Greenfield's plea: "How long will this last? Can we make light jokes, not ironic ones?"
Maybe, but it is questions like this that make it hard. Past generations didn't have to listen to journalists equate past generations with Spielberg- and Hanks-produced miniseries. Local news stations did not further "dramatize" drama with bombastic shark-attack music and sensationalist graphics done up in thick sans serif fonts; correspondents did not hold up the detritus of disasters for cameramen to get a closer look, or zoom in on lost shoes; and TV stations didn't have real live disaster footage from every conceivable angle, available to show again and again and again.

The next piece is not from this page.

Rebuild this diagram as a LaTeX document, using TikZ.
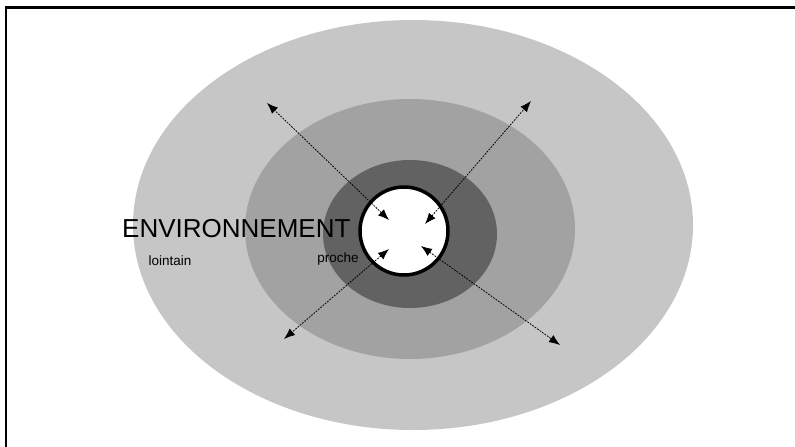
\documentclass[tikz,border=0pt]{standalone}
\usepackage{fontspec}
\setmainfont{Liberation Sans}
\usetikzlibrary{arrows.meta}
\definecolor{farring}{HTML}{C6C6C6}
\definecolor{midring}{HTML}{A2A2A2}
\definecolor{nearring}{HTML}{626262}
\tikzset{
  link/.style={dash pattern=on 1.8pt off 1.2pt, line width=0.8pt,
    {Latex[length=11pt,width=8.5pt]}-{Latex[length=11pt,width=8.5pt]}},
  lbl/.style={inner sep=0pt, anchor=base},
}
\begin{document}
\begin{tikzpicture}[x=1pt,y=-1pt]
\useasboundingbox (0,0) rectangle (795,447);
% frame (top and left edges)
\draw[line width=2.2pt] (6,447) -- (6,7.5) -- (795,7.5);
% concentric zones
\fill[farring] (413,225) ellipse [x radius=280, y radius=205];
\fill[midring] (410,229) ellipse [x radius=165, y radius=130];
\fill[nearring] (410,234) ellipse [x radius=87, y radius=74];
\node[circle, fill=white, draw=black, line width=3.5pt, minimum size=88pt, inner sep=0pt] (core) at (404,231) {};
% labels
\node[lbl, anchor=base west, font=\fontsize{26}{28}\selectfont] (env) at (122,237) {ENVIRONNEMENT};
\node[lbl, font=\fontsize{13.5}{15}\selectfont] (far) at (170,265) {lointain};
\node[lbl, font=\fontsize{13.5}{15}\selectfont] (near) at (338,262) {proche};
% exchanges between the core and its surroundings
\coordinate (a1) at (389,220);  \coordinate (b1) at (267,103);
\coordinate (a2) at (425,224);  \coordinate (b2) at (531,101);
\coordinate (a3) at (389,249);  \coordinate (b3) at (284,339);
\coordinate (a4) at (421,246);  \coordinate (b4) at (560,345);
\draw[link] (a1) -- (b1);
\draw[link] (a2) -- (b2);
\draw[link] (a3) -- (b3);
\draw[link] (a4) -- (b4);
\end{tikzpicture}
\end{document}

There was nothing funny about the events of last week, but there is a dark irony in the fact that there was something familiar about the wall-to-wall coverage that followed when the shock began to wear off. After all, the same names and faces expounded round-the-clock when O.J. Simpson made the slow trip up the 405 freeway, when the Monica Lewinsky scandal broke, when Chandra Levy disappeared and her boyfriend the congressman wouldn't talk. Last week made the television news media look like the boy who had spent years crying Wolf Blitzer.

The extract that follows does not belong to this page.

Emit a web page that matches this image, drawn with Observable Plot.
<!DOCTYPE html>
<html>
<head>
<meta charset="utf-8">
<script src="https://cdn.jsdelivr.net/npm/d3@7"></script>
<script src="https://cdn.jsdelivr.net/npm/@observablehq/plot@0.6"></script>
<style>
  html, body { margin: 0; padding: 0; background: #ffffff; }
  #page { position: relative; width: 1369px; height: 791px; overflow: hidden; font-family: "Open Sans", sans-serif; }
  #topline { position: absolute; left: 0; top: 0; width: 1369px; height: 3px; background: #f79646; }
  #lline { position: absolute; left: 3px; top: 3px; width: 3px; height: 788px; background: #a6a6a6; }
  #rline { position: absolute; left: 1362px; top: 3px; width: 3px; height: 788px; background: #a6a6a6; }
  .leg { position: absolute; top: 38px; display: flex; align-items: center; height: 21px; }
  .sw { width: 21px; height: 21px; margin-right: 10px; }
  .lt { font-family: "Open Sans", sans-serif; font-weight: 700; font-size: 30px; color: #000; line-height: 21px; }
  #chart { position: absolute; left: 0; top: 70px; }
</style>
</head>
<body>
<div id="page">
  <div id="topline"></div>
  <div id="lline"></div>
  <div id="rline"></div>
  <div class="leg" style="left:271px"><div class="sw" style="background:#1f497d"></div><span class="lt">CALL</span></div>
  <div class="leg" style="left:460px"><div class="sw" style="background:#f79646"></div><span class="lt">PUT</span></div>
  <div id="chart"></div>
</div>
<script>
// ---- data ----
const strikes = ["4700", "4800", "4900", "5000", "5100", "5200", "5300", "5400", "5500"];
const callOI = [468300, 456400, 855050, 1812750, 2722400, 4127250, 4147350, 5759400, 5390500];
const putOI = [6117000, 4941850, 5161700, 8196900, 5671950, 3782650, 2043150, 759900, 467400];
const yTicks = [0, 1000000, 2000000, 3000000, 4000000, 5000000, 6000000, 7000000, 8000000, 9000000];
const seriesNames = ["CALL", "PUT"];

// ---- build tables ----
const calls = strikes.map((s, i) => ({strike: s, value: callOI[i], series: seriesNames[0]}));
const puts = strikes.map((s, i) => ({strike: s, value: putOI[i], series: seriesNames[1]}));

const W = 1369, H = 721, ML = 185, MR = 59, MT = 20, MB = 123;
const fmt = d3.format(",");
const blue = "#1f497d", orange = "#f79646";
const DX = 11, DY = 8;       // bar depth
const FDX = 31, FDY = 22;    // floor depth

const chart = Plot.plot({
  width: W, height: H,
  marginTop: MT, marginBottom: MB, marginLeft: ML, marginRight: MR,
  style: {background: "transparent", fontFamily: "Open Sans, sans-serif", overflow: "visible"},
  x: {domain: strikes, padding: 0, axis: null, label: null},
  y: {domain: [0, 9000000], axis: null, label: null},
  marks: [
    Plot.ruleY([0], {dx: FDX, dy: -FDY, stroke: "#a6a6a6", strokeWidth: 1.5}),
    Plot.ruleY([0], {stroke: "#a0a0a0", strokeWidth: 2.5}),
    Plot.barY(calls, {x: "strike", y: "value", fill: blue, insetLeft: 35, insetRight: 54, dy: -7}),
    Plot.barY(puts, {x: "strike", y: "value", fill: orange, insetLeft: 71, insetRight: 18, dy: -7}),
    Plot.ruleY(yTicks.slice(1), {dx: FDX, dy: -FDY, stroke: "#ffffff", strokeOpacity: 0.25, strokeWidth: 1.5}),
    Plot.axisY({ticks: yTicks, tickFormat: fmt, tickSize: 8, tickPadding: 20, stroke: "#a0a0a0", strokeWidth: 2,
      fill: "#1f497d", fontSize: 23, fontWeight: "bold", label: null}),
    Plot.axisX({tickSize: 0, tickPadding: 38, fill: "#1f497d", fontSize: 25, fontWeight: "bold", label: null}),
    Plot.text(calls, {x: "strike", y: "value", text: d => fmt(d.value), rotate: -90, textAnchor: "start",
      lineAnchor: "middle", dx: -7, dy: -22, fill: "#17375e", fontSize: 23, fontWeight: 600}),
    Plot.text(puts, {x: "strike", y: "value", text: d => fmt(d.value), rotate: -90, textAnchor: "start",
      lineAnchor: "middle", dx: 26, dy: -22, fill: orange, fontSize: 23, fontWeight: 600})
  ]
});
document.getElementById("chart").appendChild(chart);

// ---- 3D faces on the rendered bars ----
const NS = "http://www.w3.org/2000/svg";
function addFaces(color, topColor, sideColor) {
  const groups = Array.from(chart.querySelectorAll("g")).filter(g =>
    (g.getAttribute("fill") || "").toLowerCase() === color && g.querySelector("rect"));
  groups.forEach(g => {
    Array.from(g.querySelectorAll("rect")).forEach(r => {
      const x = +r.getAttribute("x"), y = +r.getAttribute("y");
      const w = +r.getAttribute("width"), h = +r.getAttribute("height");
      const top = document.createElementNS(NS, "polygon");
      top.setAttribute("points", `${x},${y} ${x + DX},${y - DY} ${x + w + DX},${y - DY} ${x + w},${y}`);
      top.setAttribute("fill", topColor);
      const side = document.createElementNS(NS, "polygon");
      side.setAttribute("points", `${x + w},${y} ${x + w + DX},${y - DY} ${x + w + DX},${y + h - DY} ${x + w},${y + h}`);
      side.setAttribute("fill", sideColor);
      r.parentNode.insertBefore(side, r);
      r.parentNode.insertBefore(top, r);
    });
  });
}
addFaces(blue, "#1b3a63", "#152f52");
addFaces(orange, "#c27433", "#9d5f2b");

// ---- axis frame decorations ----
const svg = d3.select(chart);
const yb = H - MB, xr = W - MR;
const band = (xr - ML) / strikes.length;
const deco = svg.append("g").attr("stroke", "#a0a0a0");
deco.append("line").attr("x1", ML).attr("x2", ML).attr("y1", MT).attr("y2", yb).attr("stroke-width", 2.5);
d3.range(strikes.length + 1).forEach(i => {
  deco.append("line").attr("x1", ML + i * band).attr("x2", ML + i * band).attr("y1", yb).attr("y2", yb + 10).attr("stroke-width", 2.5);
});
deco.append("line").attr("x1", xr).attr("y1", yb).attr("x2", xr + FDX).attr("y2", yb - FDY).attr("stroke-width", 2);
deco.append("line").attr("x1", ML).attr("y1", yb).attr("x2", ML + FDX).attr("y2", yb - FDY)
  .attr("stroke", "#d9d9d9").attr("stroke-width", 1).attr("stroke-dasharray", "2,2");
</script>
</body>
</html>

Here's what I think Greenfield's real question is: Did the news-as-entertainment trend somehow let last week's tragedy take us completely by surprise? It's a valid one. Journalists have a responsibility to inform the public with no regard to ratings. But whose responsibility is it to point it out when they don't? And what's the most effective way to do it? Something inconceivably horrible happened to all of us; does this mean that the powers that be should be spared all scrutiny?

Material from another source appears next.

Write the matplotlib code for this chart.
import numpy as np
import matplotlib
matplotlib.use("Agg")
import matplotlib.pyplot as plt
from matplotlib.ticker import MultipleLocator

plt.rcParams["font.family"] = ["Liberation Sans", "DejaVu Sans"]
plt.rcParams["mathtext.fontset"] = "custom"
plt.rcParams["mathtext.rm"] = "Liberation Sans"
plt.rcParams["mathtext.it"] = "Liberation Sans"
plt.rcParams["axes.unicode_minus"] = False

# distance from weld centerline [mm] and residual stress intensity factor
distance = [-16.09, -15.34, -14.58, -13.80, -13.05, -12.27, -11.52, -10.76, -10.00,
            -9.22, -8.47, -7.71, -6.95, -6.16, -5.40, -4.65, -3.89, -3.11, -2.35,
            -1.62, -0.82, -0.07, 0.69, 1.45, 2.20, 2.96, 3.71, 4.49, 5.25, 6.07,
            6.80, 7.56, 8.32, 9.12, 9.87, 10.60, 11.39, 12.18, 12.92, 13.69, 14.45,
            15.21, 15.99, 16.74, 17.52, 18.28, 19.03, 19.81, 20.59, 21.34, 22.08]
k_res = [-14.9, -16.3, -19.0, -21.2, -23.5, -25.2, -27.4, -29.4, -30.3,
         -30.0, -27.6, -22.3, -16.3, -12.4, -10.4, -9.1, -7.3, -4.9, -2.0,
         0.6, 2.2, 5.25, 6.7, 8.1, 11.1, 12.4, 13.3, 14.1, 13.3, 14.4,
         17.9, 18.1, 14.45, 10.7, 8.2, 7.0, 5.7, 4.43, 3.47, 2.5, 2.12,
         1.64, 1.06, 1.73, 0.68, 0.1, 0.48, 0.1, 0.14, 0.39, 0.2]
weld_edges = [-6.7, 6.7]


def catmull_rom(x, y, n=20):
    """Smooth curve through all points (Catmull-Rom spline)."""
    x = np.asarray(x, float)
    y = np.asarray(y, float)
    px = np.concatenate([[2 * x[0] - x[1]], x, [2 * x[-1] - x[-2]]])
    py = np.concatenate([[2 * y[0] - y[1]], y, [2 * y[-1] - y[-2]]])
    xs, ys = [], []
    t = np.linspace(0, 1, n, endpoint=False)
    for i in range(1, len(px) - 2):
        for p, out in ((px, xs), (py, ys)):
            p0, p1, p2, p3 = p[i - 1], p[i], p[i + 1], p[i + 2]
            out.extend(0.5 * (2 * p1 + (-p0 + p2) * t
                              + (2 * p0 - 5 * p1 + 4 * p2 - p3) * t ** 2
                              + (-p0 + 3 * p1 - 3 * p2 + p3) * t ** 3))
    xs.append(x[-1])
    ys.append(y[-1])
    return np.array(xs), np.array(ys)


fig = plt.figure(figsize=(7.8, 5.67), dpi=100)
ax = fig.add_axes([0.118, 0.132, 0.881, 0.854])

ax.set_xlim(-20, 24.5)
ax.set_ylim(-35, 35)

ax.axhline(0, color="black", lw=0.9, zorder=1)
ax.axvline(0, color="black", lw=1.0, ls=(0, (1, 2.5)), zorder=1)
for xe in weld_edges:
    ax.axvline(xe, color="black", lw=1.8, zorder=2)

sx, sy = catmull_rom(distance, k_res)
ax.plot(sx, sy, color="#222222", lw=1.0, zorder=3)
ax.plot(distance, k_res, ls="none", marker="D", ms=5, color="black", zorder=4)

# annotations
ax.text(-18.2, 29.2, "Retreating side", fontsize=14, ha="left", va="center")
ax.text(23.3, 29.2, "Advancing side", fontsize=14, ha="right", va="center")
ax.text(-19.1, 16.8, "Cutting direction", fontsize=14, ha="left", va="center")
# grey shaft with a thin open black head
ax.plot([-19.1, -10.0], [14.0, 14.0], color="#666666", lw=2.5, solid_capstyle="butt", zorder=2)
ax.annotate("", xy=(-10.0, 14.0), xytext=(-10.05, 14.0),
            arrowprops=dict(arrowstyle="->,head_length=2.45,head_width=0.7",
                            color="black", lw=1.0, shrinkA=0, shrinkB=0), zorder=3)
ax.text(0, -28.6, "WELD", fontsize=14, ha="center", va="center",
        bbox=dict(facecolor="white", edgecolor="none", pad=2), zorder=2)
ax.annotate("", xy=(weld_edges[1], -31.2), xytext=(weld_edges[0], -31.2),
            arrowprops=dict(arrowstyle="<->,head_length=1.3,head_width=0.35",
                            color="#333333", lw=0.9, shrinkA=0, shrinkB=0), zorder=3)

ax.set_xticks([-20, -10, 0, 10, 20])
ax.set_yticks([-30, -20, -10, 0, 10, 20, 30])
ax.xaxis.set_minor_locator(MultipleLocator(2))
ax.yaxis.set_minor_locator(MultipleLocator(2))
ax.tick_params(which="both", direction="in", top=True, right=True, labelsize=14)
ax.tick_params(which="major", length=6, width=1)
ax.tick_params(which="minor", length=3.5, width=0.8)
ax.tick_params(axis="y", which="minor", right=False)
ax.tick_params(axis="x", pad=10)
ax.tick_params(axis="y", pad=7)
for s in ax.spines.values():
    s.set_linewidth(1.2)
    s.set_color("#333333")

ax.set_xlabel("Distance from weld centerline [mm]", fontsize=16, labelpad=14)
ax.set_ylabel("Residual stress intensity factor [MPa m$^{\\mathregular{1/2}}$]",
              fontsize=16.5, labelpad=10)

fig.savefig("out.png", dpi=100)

No, but it takes having good aim and a clear view of the target for attempts not to misfire. Bill Maher, the rather mirthless host of ABC's "Politically Incorrect," had a Wile E. Coyote moment this week when a comment he made blew up in his face. In the same tone of mock outrage that marks the delivery of many comics, Maher said, "Staying in the airplane when it hits the building, say what you want about it, it's not cowardly. We have been the cowards lobbing cruise missiles from 2,000 miles away. That's cowardly.''
The remark was precisely as funny as a million other TV talk-show lines, which is to say not very, but was deemed out of bounds. His target -- the U.S. servicepeople who we assume will soon be shot at -- was too broad, and worse, undeserving of criticism for actions for which they are not entirely responsible. Maher was forced to apologize. He explained that his criticism of U.S. military actions "was meant for politicians who, fearing public reaction, have not allowed our military to do the job they are obviously ready, willing and able to do, and who now will, I'm certain, as they always have, get it done.''
(It will be interesting to see if the exact same sentiments, expressed by a high-minded person in a high-minded publication, will cause a similar stir. "If the word 'cowardly' is to be used, it might be more aptly applied to those who kill from beyond the range of retaliation, high in the sky, rather than to those willing to die themselves to kill others." So writes Susan Sontag in the new New Yorker.)
Humor, particularly sarcastic and ironic humor, is a weapon against insincerity and exploitation. It has always been the principal weapon of the disenfranchised precisely because it is effective. And light jokes about, say, news anchors' hairstyles make a pretty dull weapon. Dark humor, cathartic release, gets darker as the times do. Jewish humor, the root, it might be argued, of our current sensibility, has always understood this. Irony is the last resort of the angry and powerless, and will not be going away soon.